Memorial Production Partners LP

500 Dallas Street

Suite 1600

Houston, TX 77002

Re: Memorial Production Partners LP

Ladies and Gentlemen:

We have acted as special counsel to Memorial Production Partners LP, a Delaware limited partnership (the “Partnership”), in connection with (i) the preparation and filing with the Securities and Exchange Commission (the “Commission”) under the Securities Act of 1933, as amended (the “Act”), of the Registration Statement on Form S-3 (File No. 333-199312) (the “Registration Statement”), including the base prospectus contained therein (the “Base Prospectus”) filed by the Partnership for the purpose of registering under the Act common units representing limited partner interests in the Partnership (the “Common Units”) and (ii) the preparation of a prospectus supplement, dated May 25, 2016 (together with the Base Prospectus, the “Prospectus Supplement”) in connection with the offer and sale (the “Offering”) by the Partnership of Common Units having an aggregate offering price of up to $60,000,000 (the “Common Units”). In connection therewith, we have participated in the preparation of the discussions set forth under the captions “Material Income Tax Consequences” and “Material Tax Consequences” (the “Discussion”) in the Registration Statement and the Prospectus Supplement, as applicable.

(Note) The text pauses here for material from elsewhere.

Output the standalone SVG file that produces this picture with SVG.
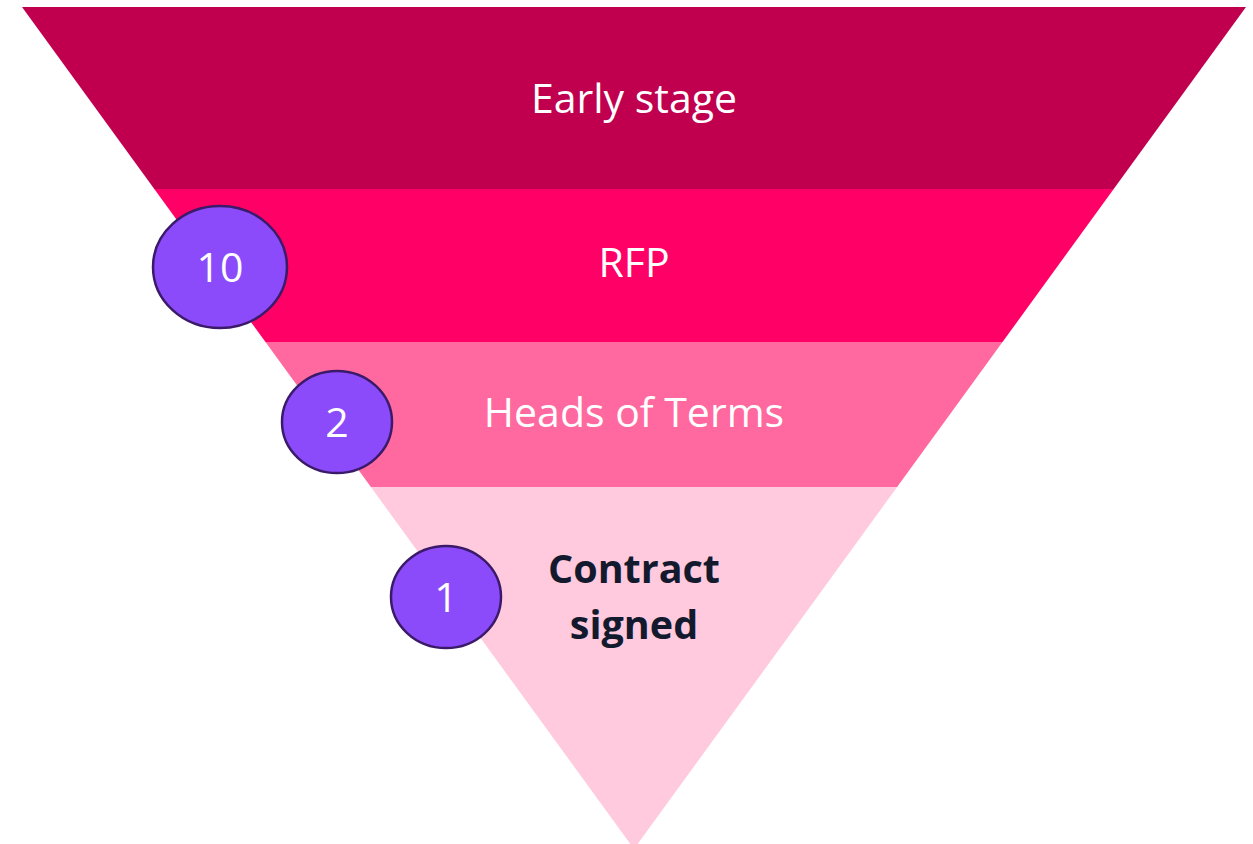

The Discussion, subject to the qualifications and assumptions stated in the Discussion and the limitations and qualifications set forth herein, constitutes our opinion as to the material United States federal income tax consequences for purchasers of the Common Units pursuant to the Offering.

This opinion letter is limited to the matters set forth herein, and no opinions are intended to be implied or may be inferred beyond those expressly stated herein. Our opinion is rendered as of the date hereof and we assume no obligation to update or supplement this opinion or any matter related to this opinion to reflect any change of fact, circumstances, or law after the date hereof. In addition, our opinion is based on the assumption that the matter will be properly presented to the applicable court.

Furthermore, our opinion is not binding on the Internal Revenue Service or a court. In addition, we must note that our opinion represents merely our best legal judgment on the matters presented and that others may disagree with our conclusion. There can be no assurance that the Internal Revenue Service will not take a contrary position or that a court would agree with our opinion if litigated.

 

1111 Louisiana Street, 44th Floor | Houston, Texas 77002-5200 | 713.220.5800 | fax: 713.236.0822 | akingump.com


LOGO

Memorial Production Partners LP

May 25, 2016

Page 2

 

We hereby consent to the filing of this opinion as an exhibit to a Current Report on Form 8-K filed by the Partnership with the Commission on or about the date hereof, to the incorporation by reference of this opinion into the Registration Statement and to the use of our name in the Prospectus Supplement under the captions “Material Income Tax Consequences” and “Material Tax Consequences,” as applicable. In giving this consent, we do not thereby admit that we are within the category of persons whose consent is required under Section 7 of the Act and the rules and regulations thereunder.